▸ **SET EXERCISE**
No pictures go into the copy. Write out exactly the lines below from the one containing "Recreate this image" through the one containing "rep) -- (br);".

###

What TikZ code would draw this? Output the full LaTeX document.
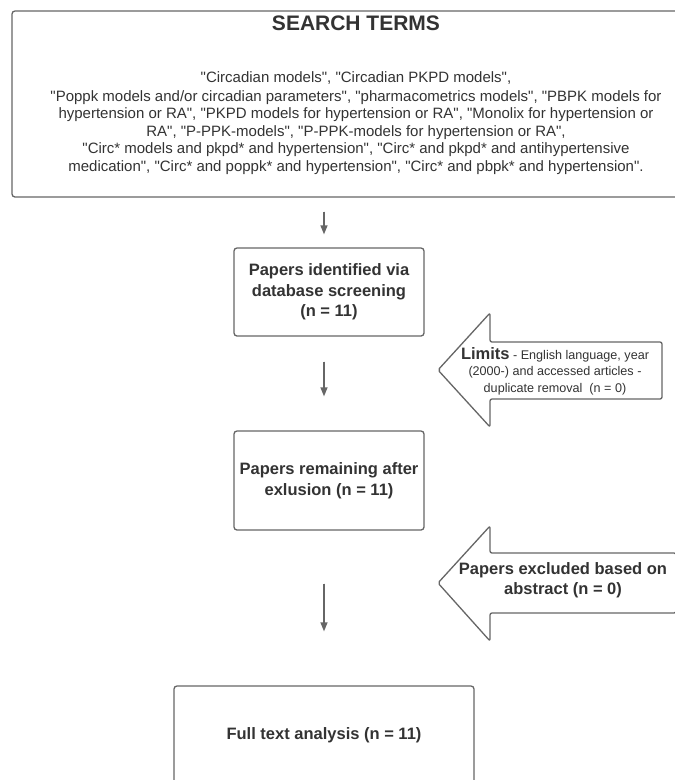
\documentclass[tikz,border=0pt]{standalone}
\usepackage{fontspec}
\setmainfont{Liberation Sans}[Ligatures=TeXOff]
\usetikzlibrary{arrows.meta,positioning}
\definecolor{linegray}{HTML}{666666}
\definecolor{textgray}{HTML}{333333}

\begin{document}
\begin{tikzpicture}[x=1pt,y=-1pt,>={Triangle[length=9pt,width=7pt]},line width=1.3pt,
    main box/.style={draw=linegray,rounded corners=3pt,text=textgray,align=center,inner sep=0pt,font=\fontsize{16.5}{20.5}\selectfont\bfseries},
    side arrow/.style={draw=linegray,rounded corners=2pt,line join=round},
    flow/.style={->,draw=linegray,fill=linegray}]

            \useasboundingbox[fill=white] (0,0) rectangle (675,780);

            % boxes
            \node[main box,minimum width=688pt,minimum height=186pt] (terms) at (356,104) {};
            \node[text=textgray,font=\fontsize{21}{25}\selectfont\bfseries] (title) at (356,23) {SEARCH TERMS};
            \node[text=textgray,align=center,font=\fontsize{15}{17.5}\selectfont] (terms text) at (356,123) {"Circadian models", "Circadian PKPD models",\\[1.5pt]
                "Poppk models and/or circadian parameters", "pharmacometrics models", "PBPK models for\\
                hypertension or RA", "PKPD models for hypertension or RA", "Monolix for hypertension or\\
                RA", "P-PPK-models", "P-PPK-models for hypertension or RA",\\
                "Circ* models and pkpd* and hypertension", "Circ* and pkpd* and antihypertensive\\
                medication", "Circ* and poppk* and hypertension", "Circ* and pbpk* and hypertension".};
            \node[main box,minimum width=190pt,minimum height=88pt] (ident) at (329,292) {Papers identified via\\database screening\\(n = 11)};
            \node[main box,minimum width=190pt,minimum height=99pt] (remain) at (329,480.5) {Papers remaining after\\exlusion (n = 11)};
            \node[main box,minimum width=300pt,minimum height=98pt] (full) at (324,735) {Full text analysis (n = 11)};

            % side arrows
            \draw[side arrow] (438,370) -- (490,313) -- (490,342) -- (662,342) -- (662,399) -- (490,399) -- (490,427) -- cycle;
            \node[text=textgray,align=center,font=\fontsize{12.6}{16.5}\selectfont] (lim) at (555,371) {{\fontsize{16.5}{16.5}\selectfont\bfseries Limits} - English language, year\\(2000-) and accessed articles -\\duplicate removal\ \ (n = 0)};
            \draw[side arrow] (438,583) -- (490,526) -- (490,553) -- (676,553) -- (676,613) -- (490,613) -- (490,641) -- cycle;
            \node[text=textgray,align=center,font=\fontsize{16.5}{20}\selectfont\bfseries] (excl) at (563,580) {Papers excluded based on\\abstract (n = 0)};

            % flow
            \draw[flow,shorten <=14pt,shorten >=13pt] (terms.south -| full.north) -- (ident.north -| full.north);
            \draw[flow,shorten <=25pt,shorten >=34pt] (ident.south -| full.north) -- (remain.north -| full.north);
            \draw[flow,shorten <=53pt,shorten >=54pt] (remain.south -| full.north) -- (full.north);
        \end{tikzpicture}
\end{document}
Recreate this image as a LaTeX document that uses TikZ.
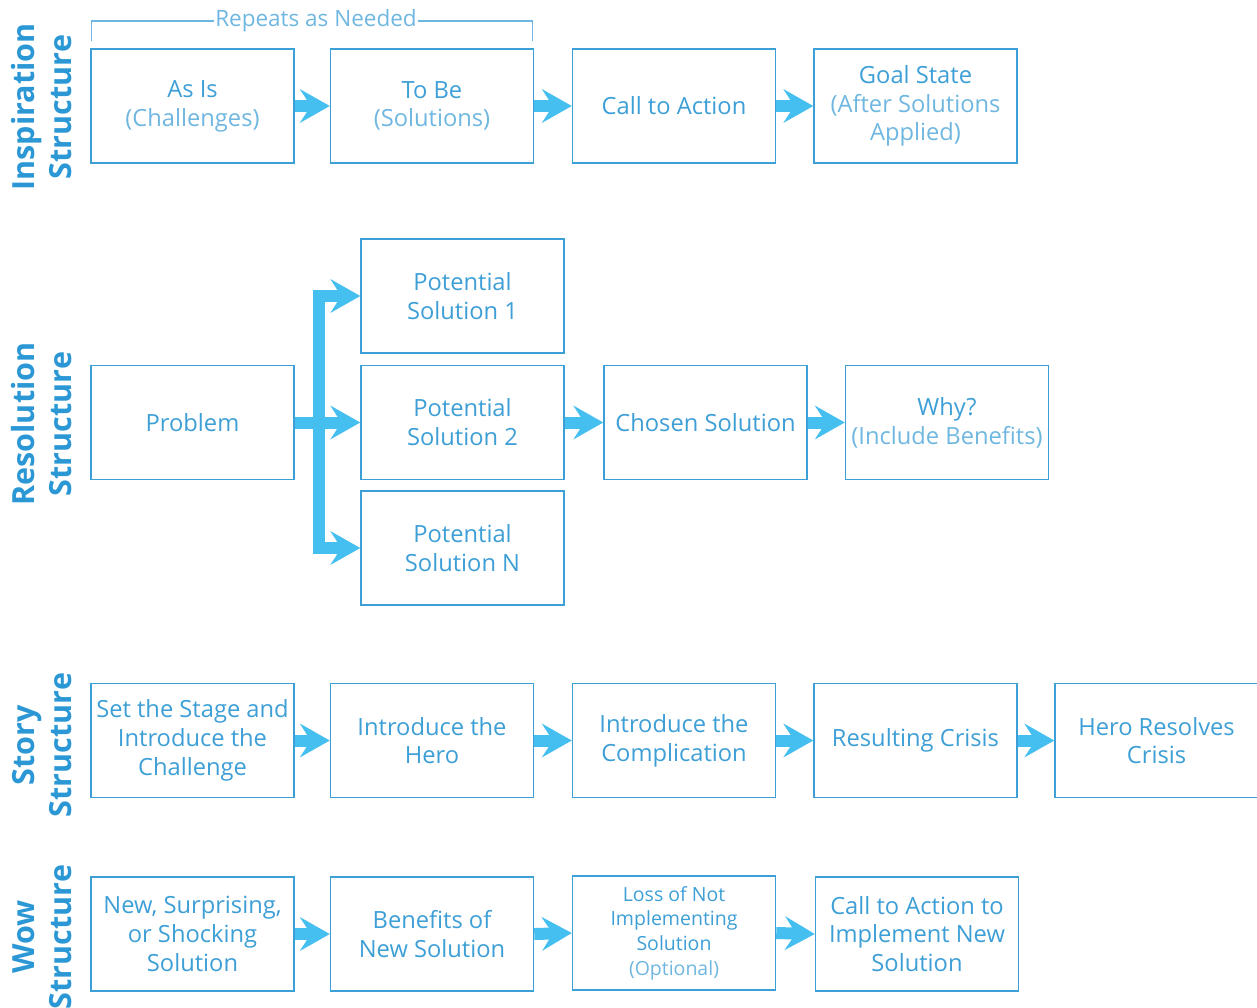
\documentclass[tikz,border=0pt]{standalone}
\usepackage{fontspec}
\setmainfont{Open Sans}
\usetikzlibrary{arrows.meta,calc}
\definecolor{boxline}{HTML}{3C9FD5}
\definecolor{flow}{HTML}{45BEF0}
\definecolor{boxtext}{HTML}{3D9FD6}
\definecolor{softtext}{HTML}{6FB7E0}
\definecolor{rowlabel}{HTML}{2B97D4}
\tikzset{
  stepbox/.style={draw=boxline, line width=1.5pt, minimum width=203pt, minimum height=114pt,
    inner sep=2pt, align=center, text=boxtext, font=\fontsize{23.7}{28.8}\selectfont},
  smallbox/.style={stepbox, font=\fontsize{19.5}{24.6}\selectfont},
  conn/.style={draw=flow, line width=12pt,
    -{Stealth[length=30pt, width=34pt, inset=11pt, line width=0pt, fill=flow]}},
  rail/.style={draw=flow, line width=12pt, line cap=rect},
  rowname/.style={rotate=90, align=center, text=rowlabel,
    font=\bfseries\fontsize{30.5}{37}\selectfont},
}
\newcommand{\lite}[1]{\textcolor{softtext}{#1}}
\begin{document}
\begin{tikzpicture}[x=1pt,y=-1pt]
\useasboundingbox (0,0) rectangle (1257,1007);

% row labels
\node[rowname] (lab1) at (42,107) {Inspiration\\Structure};
\node[rowname] (lab2) at (42,424) {Resolution\\Structure};
\node[rowname] (lab3) at (42,745) {Story\\Structure};
\node[rowname] (lab4) at (42,937) {Wow\\Structure};

% inspiration structure
\node[stepbox] (i1) at (192.5,106) {As Is\\\lite{(Challenges)}};
\node[stepbox] (i2) at (432,106) {To Be\\\lite{(Solutions)}};
\node[stepbox] (i3) at (674,106) {Call to Action};
\node[stepbox] (i4) at (915.5,106) {Goal State\\\lite{(After Solutions}\\\lite{Applied)}};
\foreach \a/\b in {i1/i2,i2/i3,i3/i4} \draw[conn] (\a.east) -- (\b.west);

% bracket over the repeating pair
\node[text=softtext, font=\fontsize{22.5}{26}\selectfont, inner sep=1pt] (rep) at (316,21) {Repeats as Needed};
\coordinate (bl) at (91.5,41);
\coordinate (br) at (532.5,41);
\draw[softtext, line width=1.2pt] (bl) -- (bl |- rep) -- (rep.west);
\draw[softtext, line width=1.2pt] (rep.east) -- (br |- rep) -- (br);

% resolution structure
\node[stepbox] (r0) at (192.5,422.5) {Problem};
\node[stepbox] (p1) at (462.5,296) {Potential\\Solution 1};
\node[stepbox] (p2) at (462.5,422.5) {Potential\\Solution 2};
\node[stepbox] (pn) at (462.5,548) {Potential\\Solution N};
\node[stepbox] (cs) at (705.5,422.5) {Chosen Solution};
\node[stepbox] (wy) at (947,422.5) {Why?\\\lite{(Include Benefits)}};
\coordinate (fork) at (319,422.5);
\draw[rail] (fork |- p1) -- (fork |- pn);
\draw[conn] (r0.east) -- (p2.west);
\draw[conn] (fork |- p1) -- (p1.west);
\draw[conn] (fork |- pn) -- (pn.west);
\draw[conn] (p2.east) -- (cs.west);
\draw[conn] (cs.east) -- (wy.west);

% story structure
\node[stepbox] (s1) at (192.5,740.5) {Set the Stage and\\Introduce the\\Challenge};
\node[stepbox] (s2) at (432,740.5) {Introduce the\\Hero};
\node[stepbox] (s3) at (674,740.5) {Introduce the\\Complication};
\node[stepbox] (s4) at (915.5,740.5) {Resulting Crisis};
\node[stepbox] (s5) at (1156.5,740.5) {Hero Resolves\\Crisis};
\foreach \a/\b in {s1/s2,s2/s3,s3/s4,s4/s5} \draw[conn] (\a.east) -- (\b.west);

% wow structure
\node[stepbox] (w1) at (192.5,934) {New, Surprising,\\or Shocking\\Solution};
\node[stepbox] (w2) at (432,934) {Benefits of\\New Solution};
\node[smallbox] (w3) at (674,933) {Loss of Not\\Implementing\\Solution\\\lite{(Optional)}};
\node[stepbox] (w4) at (917,934) {Call to Action to\\Implement New\\Solution};
\foreach \a/\b in {w1/w2,w2/w3,w3/w4} \draw[conn] (\a.east) -- (\b.west);
\end{tikzpicture}
\end{document}
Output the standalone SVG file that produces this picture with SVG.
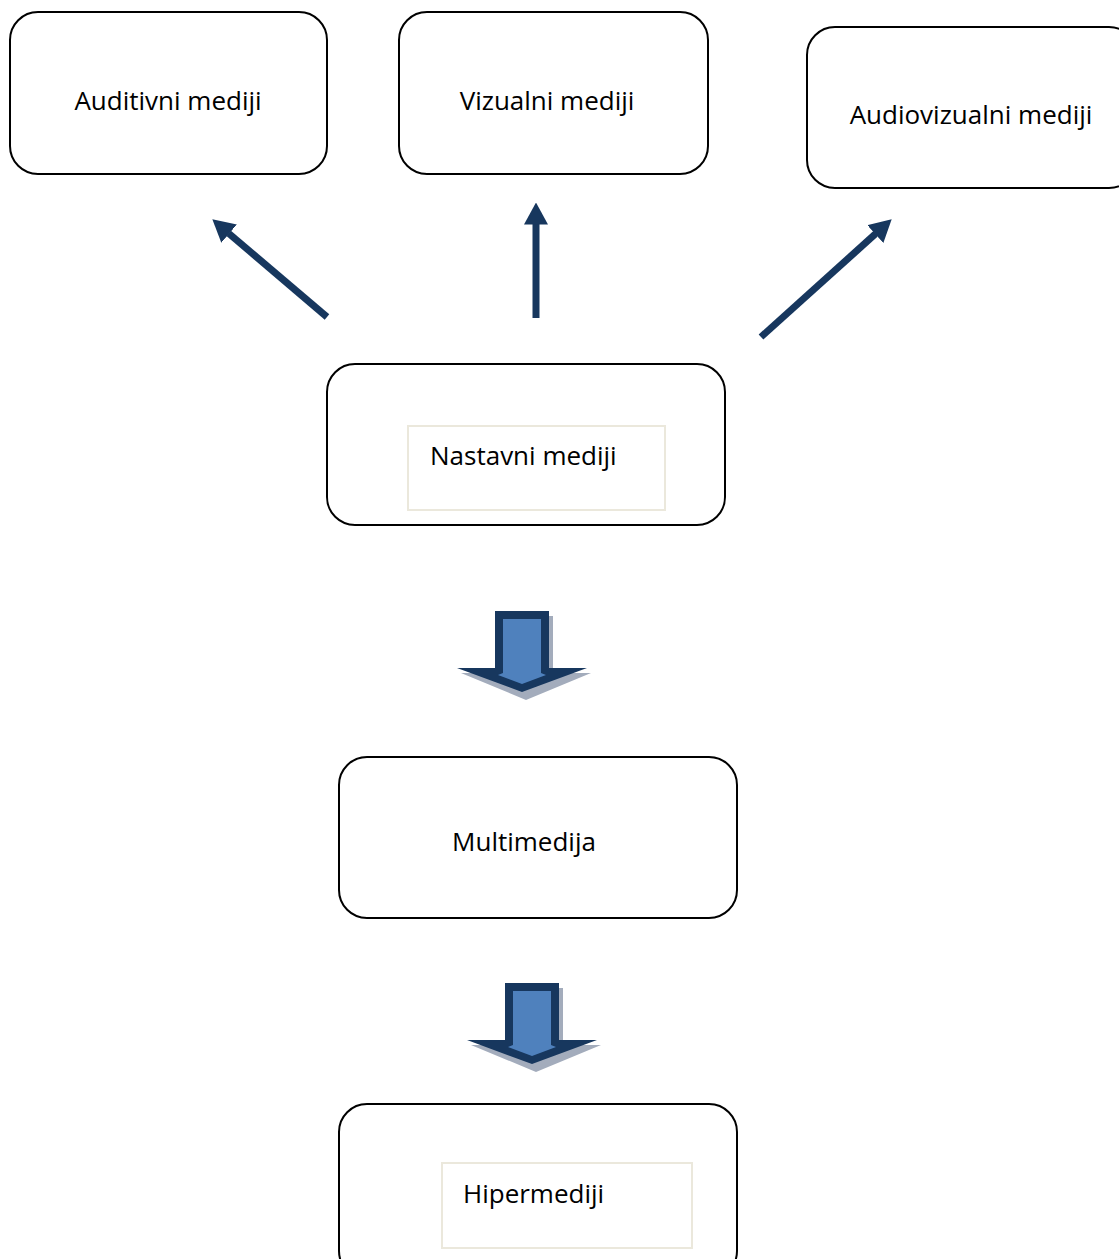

###

▸ **FINAL RESULT**
Recreate this image as a LaTeX document that uses TikZ.
\documentclass[tikz,border=0pt]{standalone}
\usepackage{fontspec}
\setmainfont{Open Sans}
\usetikzlibrary{arrows.meta,calc}
\definecolor{boxline}{HTML}{3C9FD5}
\definecolor{flow}{HTML}{45BEF0}
\definecolor{boxtext}{HTML}{3D9FD6}
\definecolor{softtext}{HTML}{6FB7E0}
\definecolor{rowlabel}{HTML}{2B97D4}
\tikzset{
  stepbox/.style={draw=boxline, line width=1.5pt, minimum width=203pt, minimum height=114pt,
    inner sep=2pt, align=center, text=boxtext, font=\fontsize{23.7}{28.8}\selectfont},
  smallbox/.style={stepbox, font=\fontsize{19.5}{24.6}\selectfont},
  conn/.style={draw=flow, line width=12pt,
    -{Stealth[length=30pt, width=34pt, inset=11pt, line width=0pt, fill=flow]}},
  rail/.style={draw=flow, line width=12pt, line cap=rect},
  rowname/.style={rotate=90, align=center, text=rowlabel,
    font=\bfseries\fontsize{30.5}{37}\selectfont},
}
\newcommand{\lite}[1]{\textcolor{softtext}{#1}}
\begin{document}
\begin{tikzpicture}[x=1pt,y=-1pt]
\useasboundingbox (0,0) rectangle (1257,1007);

% row labels
\node[rowname] (lab1) at (42,107) {Inspiration\\Structure};
\node[rowname] (lab2) at (42,424) {Resolution\\Structure};
\node[rowname] (lab3) at (42,745) {Story\\Structure};
\node[rowname] (lab4) at (42,937) {Wow\\Structure};

% inspiration structure
\node[stepbox] (i1) at (192.5,106) {As Is\\\lite{(Challenges)}};
\node[stepbox] (i2) at (432,106) {To Be\\\lite{(Solutions)}};
\node[stepbox] (i3) at (674,106) {Call to Action};
\node[stepbox] (i4) at (915.5,106) {Goal State\\\lite{(After Solutions}\\\lite{Applied)}};
\foreach \a/\b in {i1/i2,i2/i3,i3/i4} \draw[conn] (\a.east) -- (\b.west);

% bracket over the repeating pair
\node[text=softtext, font=\fontsize{22.5}{26}\selectfont, inner sep=1pt] (rep) at (316,21) {Repeats as Needed};
\coordinate (bl) at (91.5,41);
\coordinate (br) at (532.5,41);
\draw[softtext, line width=1.2pt] (bl) -- (bl |- rep) -- (rep.west);
\draw[softtext, line width=1.2pt] (rep.east) -- (br |- rep) -- (br);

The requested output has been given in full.